This is the probability of you being born at the time you were born to your particular parents, with your particular genetic make-up.
Dr. Ali Binazir took it further. He attended the Ted Talk and wrote about it afterward, doing his own calculations on how likely your existence is. Dr. Binazir is an author and personal change specialist who studied at Harvard, received a medical degree from the University of California, and studied philosophy at Cambridge University.
He looked at the odds of your parents meeting, given how many men and women there are on Earth and how many people of the opposite sex your mother and father would have met in their first 25 years of life. Then he looked at the chances of them talking, of meeting again, of forming a long-term relationship, of having kids together, and of the right egg and the right sperm combining to make you. He goes further back to look at the probability of all your ancestors successfully mating, and of all the right sperm meeting all the right eggs to make each one of those ancestors.
The conclusion: “The odds that you exist at all are basically zero.”
He illustrates it this way: “It is the probability of 2 million people getting together each to play a game of dice with trillion-sided dice. They each roll the dice and they all come up with the exact same number—for example, 550,343,279,001.”

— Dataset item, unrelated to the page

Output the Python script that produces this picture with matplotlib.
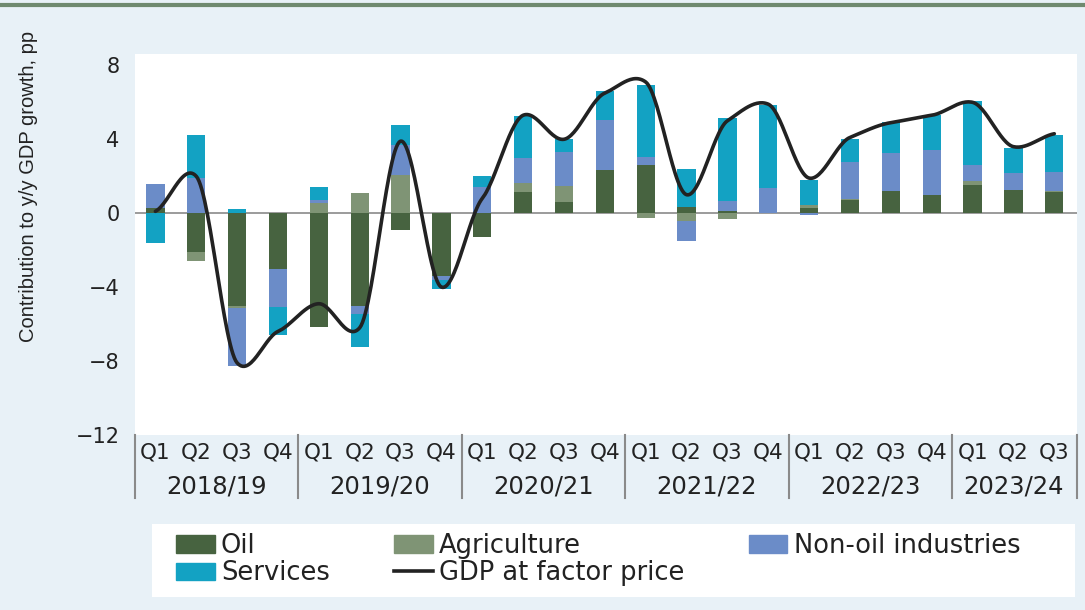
import numpy as np
import matplotlib.pyplot as plt
from matplotlib.lines import Line2D
from matplotlib.patches import Patch, Rectangle

# quarters 2018/19 Q1 .. 2023/24 Q3
years = ['2018/19', '2019/20', '2020/21', '2021/22', '2022/23', '2023/24']
quarters = ['Q1', 'Q2', 'Q3', 'Q4'] * 5 + ['Q1', 'Q2', 'Q3']

oil = [0.3, -2.1, -5.0, -3.0, -6.15, -5.0, -0.9, -3.4, -1.3, 1.15, 0.6, 2.35,
       2.6, 0.35, 0.1, 0.0, 0.27, 0.73, 1.19, 0.97, 1.5, 1.25, 1.15]
agri = [0.0, -0.5, -0.15, 0.0, 0.55, 1.1, 2.05, 0.0, 0.0, 0.5, 0.85, 0.0,
        -0.25, -0.4, -0.32, 0.0, 0.17, 0.05, 0.0, 0.0, 0.24, 0.0, 0.05]
nonoil = [1.3, 1.9, -3.1, -2.1, 0.15, -0.45, 1.65, -0.2, 1.4, 1.35, 1.85, 2.7,
          0.45, -1.08, 0.58, 1.35, -0.1, 2.0, 2.05, 2.45, 0.86, 0.9, 1.05]
services = [-1.6, 2.35, 0.25, -1.5, 0.7, -1.8, 1.05, -0.5, 0.6, 2.25, 0.7, 1.55,
            3.9, 2.05, 4.45, 4.5, 1.35, 1.25, 1.72, 1.9, 3.45, 1.36, 2.0]
gdp = [0.1, 2.0, -8.1, -6.4, -4.9, -6.2, 3.9, -4.0, 0.8, 5.3, 4.0, 6.5,
       7.1, 1.0, 5.0, 5.9, 1.9, 4.1, 4.9, 5.3, 6.0, 3.6, 4.3]

series = [('Oil', oil, '#476340'), ('Agriculture', agri, '#7f9475'),
          ('Non-oil industries', nonoil, '#6b8cc8'), ('Services', services, '#13a2c3')]

bg = '#e8f1f7'
txt = '#222222'
fig = plt.figure(figsize=(10.85, 6.1), dpi=100, facecolor=bg)
ax = fig.add_axes([0.1244, 0.287, 0.868, 0.624])
ax.set_facecolor('white')

x = np.arange(len(gdp))
pos = np.zeros(len(x))
neg = np.zeros(len(x))
for name, vals, col in series:
    v = np.array(vals)
    bottom = np.where(v >= 0, pos, neg)
    ax.bar(x, v, 0.45, bottom=bottom, color=col, linewidth=0, zorder=2)
    pos += np.where(v >= 0, v, 0)
    neg += np.where(v < 0, v, 0)

ax.axhline(0, color='#8a8a8a', lw=1.2, zorder=1)

# smooth line through the GDP points (cardinal spline)
g = np.array(gdp, dtype=float)
m = np.zeros_like(g)
m[1:-1] = 0.6 * (g[2:] - g[:-2]) / 2
m[0] = 0.6 * (g[1] - g[0])
m[-1] = 0.6 * (g[-1] - g[-2])
xs, ys = [], []
t = np.linspace(0, 1, 30)
h00 = 2 * t ** 3 - 3 * t ** 2 + 1
h10 = t ** 3 - 2 * t ** 2 + t
h01 = -2 * t ** 3 + 3 * t ** 2
h11 = t ** 3 - t ** 2
for i in range(len(g) - 1):
    xs.extend(i + t)
    ys.extend(h00 * g[i] + h10 * m[i] + h01 * g[i + 1] + h11 * m[i + 1])
ax.plot(xs, ys, color=txt, lw=2.6, zorder=3, solid_capstyle='round')

ax.set_xlim(-0.5, 22.55)
ax.set_ylim(-12, 8.6)
ax.set_yticks([8, 4, 0, -4, -8, -12])
ax.set_yticklabels(['8', '4', '0', '\u22124', '\u22128', '\u221212'])
ax.tick_params(axis='y', length=0, pad=11, labelsize=15, colors=txt)
ax.set_xticks([])
for s in ax.spines.values():
    s.set_visible(False)
ax.set_ylabel('Contribution to y/y GDP growth, pp',
              family=['Liberation Sans', 'DejaVu Sans'], fontsize=14.5, color=txt)
ax.yaxis.set_label_coords(-0.103, 0.654)

# category axis below the plot
trans = ax.get_xaxis_transform()
for i, q in enumerate(quarters):
    ax.text(i, -0.045, q, transform=trans, ha='center', va='center', fontsize=15.5,
            color=txt, clip_on=False)
for k, yr in enumerate(years):
    n = 4 if k < 5 else 3
    ax.text(4 * k + (n - 1) / 2, -0.135, yr, transform=trans, ha='center', va='center',
            fontsize=17.5, color=txt, clip_on=False)
for b in [-0.5, 3.5, 7.5, 11.5, 15.5, 19.5, 22.55]:
    ax.plot([b, b], [0.0, -0.165], transform=trans, color='#8a8a8a', lw=1.5,
            clip_on=False)

# top rule
fig.add_artist(Line2D([0, 1], [0.992, 0.992], transform=fig.transFigure,
                      color='#6f8a6f', lw=3))

# legend panel
fig.add_artist(Rectangle((152 / 1085, 1 - 597 / 610), 923 / 1085, 73 / 610,
                         transform=fig.transFigure, facecolor='white',
                         edgecolor='none', zorder=0))
handles = [Patch(color='#476340'), Patch(color='#13a2c3'),
           Patch(color='#7f9475'), Line2D([], [], color=txt, lw=2.6),
           Patch(color='#6b8cc8')]
labels = ['Oil', 'Services', 'Agriculture', 'GDP at factor price', 'Non-oil industries']
leg = fig.legend(handles, labels, ncol=3, loc='upper left',
                 bbox_to_anchor=(176 / 1085, 1 - 533 / 610), frameon=False,
                 fontsize=18.5, handlelength=1.5, handleheight=0.65, handletextpad=0.25,
                 labelspacing=0.05, borderpad=0, borderaxespad=0, columnspacing=2.5)
for tx in leg.get_texts():
    tx.set_color(txt)

fig.savefig('out.png', dpi=100, facecolor=bg)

“A miracle is an event so unlikely as to be almost impossible. By that definition, I’ve just shown that you are a miracle,” he wrote. “Now go forth and feel and act like the miracle that you are.”
Buddhists have talked of the preciousness of this incarnation. Binazir recounted this Buddhist analogy: “Imagine there was one life preserver thrown somewhere in some ocean and there is exactly one turtle in all of these oceans, swimming underwater somewhere. The probability that you came about and exist today is the same as that turtle sticking its head out of the water—in the middle of that life preserver. On one try.”
Binazir decided to test the Buddhist understanding against the modern scientific understanding. He looked at the amount of water in the oceans, compared to the size of a life-preserver. He concluded that the chances of a turtle sticking its head out in the middle of the life preserver was about one in 700 trillion.
“One in 400 trillion vs one in 700 trillion? I gotta say, the two numbers are pretty darn close, for such a far-fetched notion from two completely different sources: old-time Buddhist scholars and present-day scientists.”